QUOTE(groggy @ Dec 16 2010, 04:45 PM)
The report says even the 6.89 cents is not assured. Could be lower. If so, yield might go under 7%, still worth to invest?
There is no universal standard for worth.
It depends on individual.
Compared to FD 3.0%, someone can say 7% is worth, doubling.
Compared to some ordinary stocks out there that can gain 10-15%, then someone can say it is not worth.
If market bull run, others stock achieved 20-30%, then someone can say it is not worth.
If market crash, other stocks plunging resulted losses across, while Stareit is holding up due to 7% yield, then people may say, magnificent.
For sure, it is a projection, no one dare to guarantee anything.
Yes, if could be lower due to various reason.
Yield is about price you paid/bought, so if the DPU is lower than 6.89 cents, while there is other alternatives offer 8% yield, then price of the reit may go lower for adjustment comparatively.

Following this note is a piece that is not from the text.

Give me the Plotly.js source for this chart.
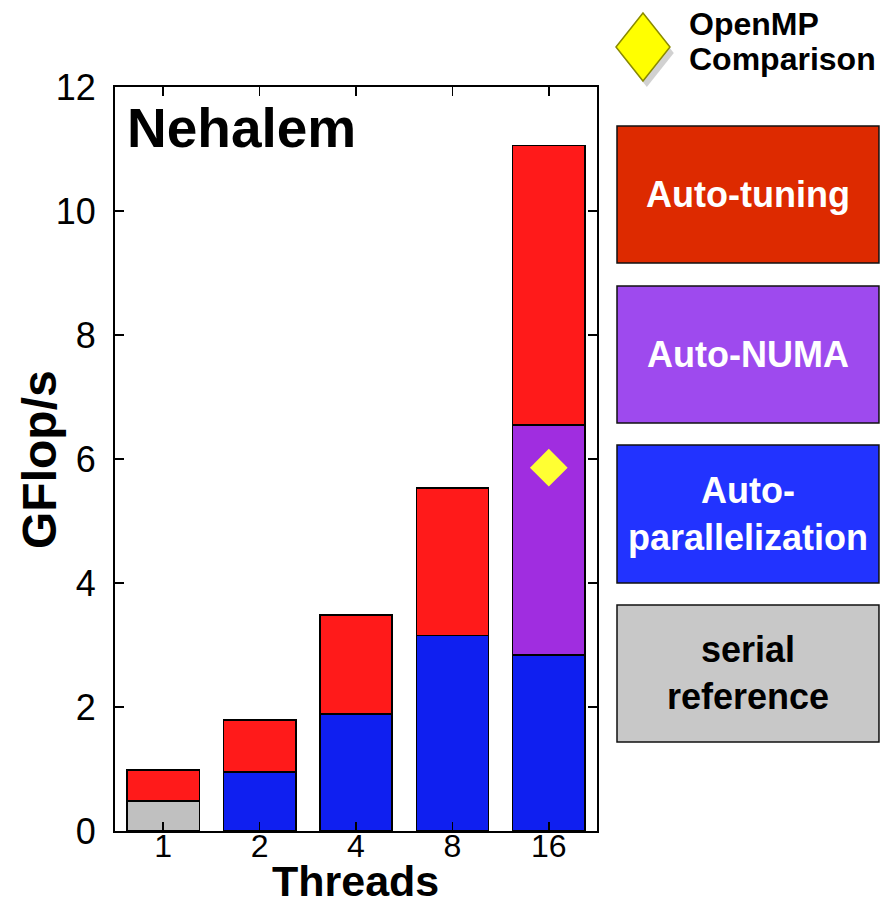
<!DOCTYPE html>
<html>
<head>
<meta charset="utf-8">
<script src="https://cdn.plot.ly/plotly-3.0.1.min.js"></script>
<style>html,body{margin:0;padding:0;background:#fff;}</style>
</head>
<body>
<div id="chart" style="width:896px;height:907px;"></div>
<script>
// ---- data ----
const threads = ['1', '2', '4', '8', '16'];
const serialRef = [0.48, null, null, null, null];
const autoPar   = [null, 0.95, 1.89, 3.15, 2.84];
const autoNuma  = [null, null, null, null, 3.71];
const autoTune  = [0.50, 0.84, 1.59, 2.38, 4.51];
const openmpX = ['16'];
const openmpY = [5.86];
const seriesNames = ['serial<br>reference', 'Auto-<br>parallelization', 'Auto-NUMA', 'Auto-tuning'];
const yTicks = [0, 2, 4, 6, 8, 10, 12];

const FONT = 'Liberation Sans, Arial, Helvetica, sans-serif';
const barColors = ['#C0C0C0', '#0F1FF0', '#A02DE0', '#FF1A1A'];
const boxColors = ['#C8C8C8', '#2233FF', '#9E4AEE', '#DD2A00'];
const boxText = ['#000000', '#FFFFFF', '#FFFFFF', '#FFFFFF'];
const seriesVals = [serialRef, autoPar, autoNuma, autoTune];

const traces = seriesVals.map((v, i) => ({
  type: 'bar', x: threads, y: v, name: seriesNames[i],
  width: 0.75,
  marker: {color: barColors[i], line: {color: '#000', width: 1.5}},
  hoverinfo: 'y'
}));
traces.push({
  type: 'scatter', mode: 'markers', x: openmpX, y: openmpY, name: 'OpenMP Comparison',
  marker: {symbol: 'diamond', size: 29, color: '#FFFF33', line: {width: 0}}
});

// legend boxes (paper coords) bottom->top: serial, par, numa, tuning
const boxY = [[0.1196, 0.3038], [0.3333, 0.5188], [0.5484, 0.7325], [0.7634, 0.9476]];
const shapes = [];
const annotations = [];
boxY.forEach((b, i) => {
  shapes.push({type: 'rect', xref: 'paper', yref: 'paper', x0: 1.0415, x1: 1.585, y0: b[0], y1: b[1],
    fillcolor: boxColors[i], line: {color: '#111', width: 1.5}});
  annotations.push({xref: 'paper', yref: 'paper', x: 1.3133, y: (b[0] + b[1]) / 2,
    text: '<b>' + seriesNames[i] + '</b>', showarrow: false,
    font: {family: FONT, size: 36, color: boxText[i]}, xanchor: 'center', yanchor: 'middle'});
});
// legend diamond with shadow
const cx = 1.0954, cy = 1.0538, hx = 0.056, hy = 0.0457;
const dpath = (ox, oy) => `M ${cx+ox-hx} ${cy+oy} L ${cx+ox} ${cy+oy+hy} L ${cx+ox+hx} ${cy+oy} L ${cx+ox} ${cy+oy-hy} Z`;
shapes.push({type: 'path', xref: 'paper', yref: 'paper', path: dpath(0.008, -0.008),
  fillcolor: 'rgba(0,0,0,0.18)', line: {width: 0}});
shapes.push({type: 'path', xref: 'paper', yref: 'paper', path: dpath(0, 0),
  fillcolor: '#FFFF00', line: {color: '#8A8A00', width: 1.5}});
annotations.push({xref: 'paper', yref: 'paper', x: 1.186, y: 1.0847, xanchor: 'left', yanchor: 'middle',
  text: '<b>OpenMP</b>', showarrow: false, font: {family: FONT, size: 32, color: '#000'}});
annotations.push({xref: 'paper', yref: 'paper', x: 1.186, y: 1.0376, xanchor: 'left', yanchor: 'middle',
  text: '<b>Comparison</b>', showarrow: false, font: {family: FONT, size: 32, color: '#000'}});
annotations.push({xref: 'paper', yref: 'paper', x: 0.02, y: 0.945, xanchor: 'left', yanchor: 'middle',
  text: '<b>Nehalem</b>', showarrow: false, font: {family: FONT, size: 55, color: '#000'}});
// axis titles
annotations.push({xref: 'paper', yref: 'paper', x: 0.498, y: -0.1022, xanchor: 'center', yanchor: 'bottom',
  text: '<b>Threads</b>', showarrow: false, font: {family: FONT, size: 43, color: '#000'}});
annotations.push({xref: 'paper', yref: 'paper', x: -0.1556, y: 0.4987, xanchor: 'center', yanchor: 'middle',
  textangle: -90, text: '<b>GFlop/s</b>', showarrow: false, font: {family: FONT, size: 48, color: '#000'}});

const layout = {
  width: 896, height: 907,
  margin: {l: 115, r: 299, t: 87, b: 76},
  paper_bgcolor: '#fff', plot_bgcolor: '#fff',
  barmode: 'stack', showlegend: false,
  font: {family: FONT, color: '#000'},
  xaxis: {
    type: 'category', range: [-0.5, 4.5],
    showline: true, linecolor: '#000', linewidth: 2, mirror: 'ticks',
    ticks: 'inside', ticklen: 9, tickwidth: 1.5, tickcolor: '#000',
    tickfont: {family: FONT, size: 32, color: '#000'}, ticklabelstandoff: -14,
    showgrid: false, zeroline: false
  },
  yaxis: {
    range: [0, 12], tickvals: yTicks, ticktext: yTicks.map(String),
    showline: true, linecolor: '#000', linewidth: 2, mirror: 'ticks',
    ticks: 'inside', ticklen: 9, tickwidth: 1.5, tickcolor: '#000',
    tickfont: {family: FONT, size: 36, color: '#000'}, ticklabelstandoff: 10,
    showgrid: false, zeroline: false
  },
  shapes: shapes, annotations: annotations
};

Plotly.newPlot('chart', traces, layout, {staticPlot: true, displayModeBar: false});
</script>
</body>
</html>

That's why Stareit is not traded at Rm1.00 or near its NAV. Market is self-adjustment on itself.
But to be fair, Stareit achieved this yield without/little borrowing or gearing. While most reit is under some gearing range from 25-40%.
If they want to achieve 8% yield, geared up a bit, then it is achievable. My view only.
Don't get me wrong, I don't recommend whether Stareit is good or not, worth or not worth.